:: YOUR INSTRUCTIONS ::
Transcribe the records below from the first line to the line that includes "legend=False, ax=ax)", inclusive, and omit the pictures.

Extracted records:

* begin *

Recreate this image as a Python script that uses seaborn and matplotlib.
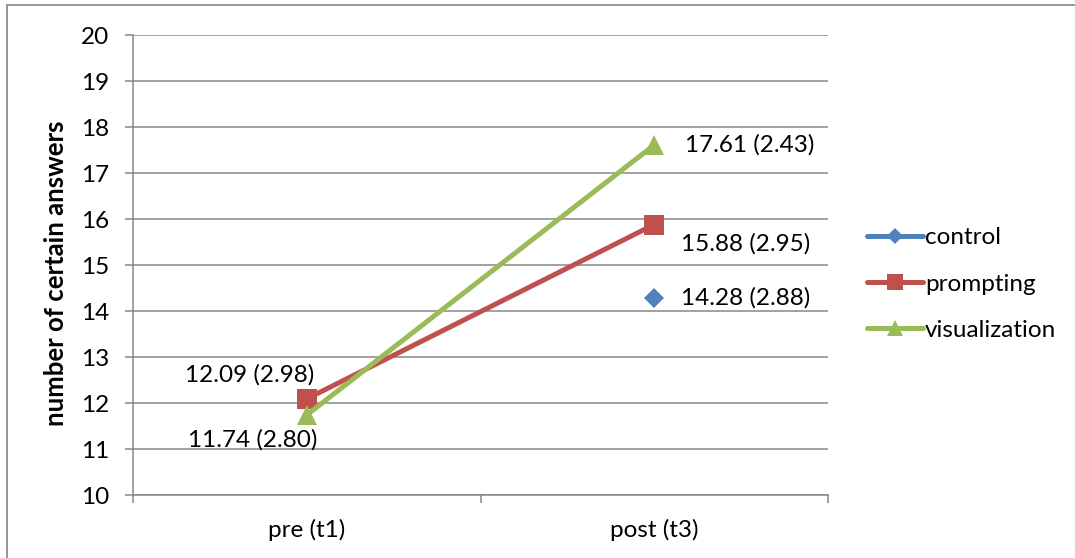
import numpy as np
import pandas as pd
import seaborn as sns
import matplotlib.pyplot as plt
from matplotlib.lines import Line2D
from matplotlib.patches import Rectangle
from matplotlib.ticker import FixedLocator

# Measurement points and group means (SD in brackets)
timepoints = ["pre (t1)", "post (t3)"]
groups = ["control", "prompting", "visualization"]
control_mean = [np.nan, 14.28]
prompting_mean = [12.09, 15.88]
visualization_mean = [11.74, 17.61]
control_sd = [np.nan, 2.88]
prompting_sd = [2.98, 2.95]
visualization_sd = [2.80, 2.43]

means = {"control": control_mean, "prompting": prompting_mean,
         "visualization": visualization_mean}
sds = {"control": control_sd, "prompting": prompting_sd,
       "visualization": visualization_sd}

df = pd.DataFrame({
    "time": timepoints * len(groups),
    "group": np.repeat(groups, len(timepoints)),
    "answers": control_mean + prompting_mean + visualization_mean,
})
df["time"] = pd.Categorical(df["time"], categories=timepoints, ordered=True)

colors = {"control": "#4F81BD", "prompting": "#C0504D", "visualization": "#9BBB59"}
markers = {"control": "D", "prompting": "s", "visualization": "^"}
msizes = {"control": 10.5, "prompting": 14, "visualization": 14}

sns.set_theme(style="white")
plt.rcParams["font.family"] = ["Lato", "DejaVu Sans"]
for key in ["text.color", "axes.labelcolor", "xtick.labelcolor", "ytick.labelcolor"]:
    plt.rcParams[key] = "black"
grid_c = "#878787"
fs = 17.5

fig = plt.figure(figsize=(10.75, 5.58), dpi=100)
ax = fig.add_axes([133 / 1075, 1 - 495 / 558, 695 / 1075, 460 / 558])

sns.lineplot(data=df, x="time", y="answers", hue="group", hue_order=groups,
             style="group", style_order=groups, markers=markers, dashes=False,
             palette=colors, linewidth=3.6, markeredgewidth=0, sort=False,
             legend=False, ax=ax)

for line, g in zip(ax.get_lines(), groups):
    line.set_markersize(msizes[g])

# value labels
offsets = {
    ("prompting", 0): ((-41, 17), "center"),
    ("visualization", 0): ((-39, -18), "center"),
    ("visualization", 1): ((22, 0), "left"),
    ("prompting", 1): ((19, -14), "left"),
    ("control", 1): ((19, 0), "left"),
}
for (g, i), (off, ha) in offsets.items():
    m, s = means[g][i], sds[g][i]
    ax.annotate(f"{m:.2f} ({s:.2f})", xy=(i, m), xytext=off,
                textcoords="offset points", ha=ha, va="center",
                fontsize=fs, color="black")

ax.set_xlim(-0.5, 1.5)
ax.set_ylim(10, 20)
ax.set_yticks(np.arange(10, 21, 1))
ax.yaxis.grid(True, color=grid_c, linewidth=1.1)
ax.set_axisbelow(True)
ax.xaxis.set_minor_locator(FixedLocator([-0.5, 0.5, 1.5]))
ax.tick_params(axis="x", which="major", length=0, pad=17, labelsize=fs)
ax.tick_params(axis="x", which="minor", length=6, width=1.1, color=grid_c,
               direction="out", bottom=True)
ax.tick_params(axis="y", length=6, width=1.1, color=grid_c, direction="out",
               left=True, pad=11, labelsize=fs)
for side in ["top", "right"]:
    ax.spines[side].set_visible(False)
for side in ["left", "bottom"]:
    ax.spines[side].set_color(grid_c)
    ax.spines[side].set_linewidth(1.1)
ax.set_xlabel("")
ax.set_ylabel("number of certain answers", fontsize=18.5, fontweight="bold")
ax.yaxis.set_label_coords((68 - 133) / 695, (495 - 273) / 460)

handles = [Line2D([0], [0], color=colors[g], lw=3.6, marker=markers[g],
                  markersize=msizes[g] * 0.8, markeredgewidth=0) for g in groups]
fig.legend(handles, groups, loc="center left",
           bbox_to_anchor=(857 / 1075, 1 - 284 / 558), frameon=False,
           fontsize=fs, handlelength=2.3, handletextpad=0.1,
           labelspacing=1.04, borderaxespad=0)

fig.add_artist(Rectangle((7 / 1075, -0.01), 1.2, 1 - 5 / 558 + 0.01,
                         transform=fig.transFigure, fill=False,
                         edgecolor="#8c8c8c", linewidth=1.3))

fig.savefig("out.png", dpi=100)
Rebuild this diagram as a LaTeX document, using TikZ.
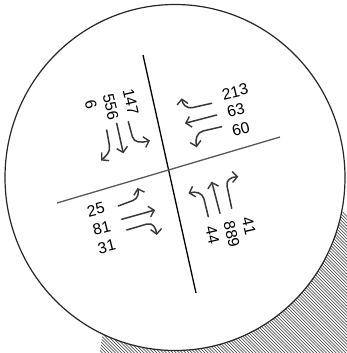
\documentclass[tikz,border=0pt]{standalone}
\usepackage{fontspec}
\setmainfont{Liberation Sans}
\usetikzlibrary{arrows.meta}
\begin{document}
\begin{tikzpicture}[x=1pt,y=-1pt,
  lbl/.style={font=\fontsize{15.8}{18}\selectfont, inner sep=0pt, text=black},
  arr/.style={draw=black!78, line width=1.5pt, line cap=round,
    -{Straight Barb[length=5pt,width=11pt,line width=1.4pt]}},
  hatch/.style={draw=black!80, line width=0.5pt}]
\useasboundingbox (0,0) rectangle (347,353);
% shadow
\begin{scope}
  \clip (0,0) rectangle (347,353);
  \clip (272,370) circle [radius=173];
  \foreach \i in {0,...,245} \draw[hatch] ({-420+3.2*\i},0) -- ++(430,430);
\end{scope}
% disc
\fill[white] (175,177.5) ellipse [x radius=170, y radius=173];
\draw[black!85, line width=1.2pt] (175,177.5) ellipse [x radius=170, y radius=173];
% road lines
\coordinate (vt) at (143,55);
\coordinate (vb) at (196,293);
\coordinate (hl) at (57,203);
\coordinate (hr) at (280,137);
\draw[black, line width=1.3pt] (vt) -- (vb);
\draw[black!65, line width=1.3pt] (hl) -- (hr);
% top-left (southbound)
\node[lbl, rotate=-77] (tl1) at (130.8,101.7) {147};
\node[lbl, rotate=-77] (tl2) at (110.8,106.7) {556};
\node[lbl, rotate=-77] (tl3) at (90.8,104.2) {6};
\draw[arr] (128.3,121.7) -- (132.3,136.5) .. controls (134,143) and (141,143) .. (150,140.5);
\draw[arr] (116.7,123.3) -- (123.3,153.3);
\draw[arr] (106.7,130) -- (109.5,146) .. controls (110.5,152) and (106,156) .. (101,160.5);
% top-right (westbound)
\node[lbl, rotate=14] (tr1) at (235,91.7) {213};
\node[lbl, rotate=14] (tr2) at (235.8,110.3) {63};
\node[lbl, rotate=14] (tr3) at (240.8,128.8) {60};
\draw[arr] (211.7,103.3) -- (193,107.5) .. controls (186,109) and (182.5,104) .. (181.7,98.3);
\draw[arr] (216.7,115) -- (185,123.3);
\draw[arr] (221.7,126.7) -- (203,131) .. controls (197,132.5) and (195,139) .. (196.7,147.3);
% bottom-left (eastbound)
\node[lbl, rotate=14] (bl1) at (95.8,209.7) {25};
\node[lbl, rotate=14] (bl2) at (101.7,228.3) {81};
\node[lbl, rotate=14] (bl3) at (106.7,246.7) {31};
\draw[arr] (118.3,206) -- (133,200.5) .. controls (138,198.5) and (139,193) .. (137.5,188);
\draw[arr] (121.7,219.3) -- (155,210);
\draw[arr] (126.7,230) -- (147,224) .. controls (153,222.5) and (156,228) .. (156.7,235);
% bottom-right (northbound)
\node[lbl, rotate=-77] (br1) at (249,225.8) {41};
\node[lbl, rotate=-77] (br2) at (231.7,234.2) {889};
\node[lbl, rotate=-77] (br3) at (212.5,235) {44};
\draw[arr] (208.3,216.7) -- (204,199) .. controls (202.5,193) and (196,191) .. (188.5,193.3);
\draw[arr] (220,213.3) -- (211.7,181.7);
\draw[arr] (231.7,208.3) -- (227,186) .. controls (226,180) and (231,177) .. (238.3,176.7);
\end{tikzpicture}
\end{document}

* end *

:: OUTPUT OF THE TASK ::
Recreate this image as a Python script that uses seaborn and matplotlib.
import numpy as np
import pandas as pd
import seaborn as sns
import matplotlib.pyplot as plt
from matplotlib.lines import Line2D
from matplotlib.patches import Rectangle
from matplotlib.ticker import FixedLocator

# Measurement points and group means (SD in brackets)
timepoints = ["pre (t1)", "post (t3)"]
groups = ["control", "prompting", "visualization"]
control_mean = [np.nan, 14.28]
prompting_mean = [12.09, 15.88]
visualization_mean = [11.74, 17.61]
control_sd = [np.nan, 2.88]
prompting_sd = [2.98, 2.95]
visualization_sd = [2.80, 2.43]

means = {"control": control_mean, "prompting": prompting_mean,
         "visualization": visualization_mean}
sds = {"control": control_sd, "prompting": prompting_sd,
       "visualization": visualization_sd}

df = pd.DataFrame({
    "time": timepoints * len(groups),
    "group": np.repeat(groups, len(timepoints)),
    "answers": control_mean + prompting_mean + visualization_mean,
})
df["time"] = pd.Categorical(df["time"], categories=timepoints, ordered=True)

colors = {"control": "#4F81BD", "prompting": "#C0504D", "visualization": "#9BBB59"}
markers = {"control": "D", "prompting": "s", "visualization": "^"}
msizes = {"control": 10.5, "prompting": 14, "visualization": 14}

sns.set_theme(style="white")
plt.rcParams["font.family"] = ["Lato", "DejaVu Sans"]
for key in ["text.color", "axes.labelcolor", "xtick.labelcolor", "ytick.labelcolor"]:
    plt.rcParams[key] = "black"
grid_c = "#878787"
fs = 17.5

fig = plt.figure(figsize=(10.75, 5.58), dpi=100)
ax = fig.add_axes([133 / 1075, 1 - 495 / 558, 695 / 1075, 460 / 558])

sns.lineplot(data=df, x="time", y="answers", hue="group", hue_order=groups,
             style="group", style_order=groups, markers=markers, dashes=False,
             palette=colors, linewidth=3.6, markeredgewidth=0, sort=False,
             legend=False, ax=ax)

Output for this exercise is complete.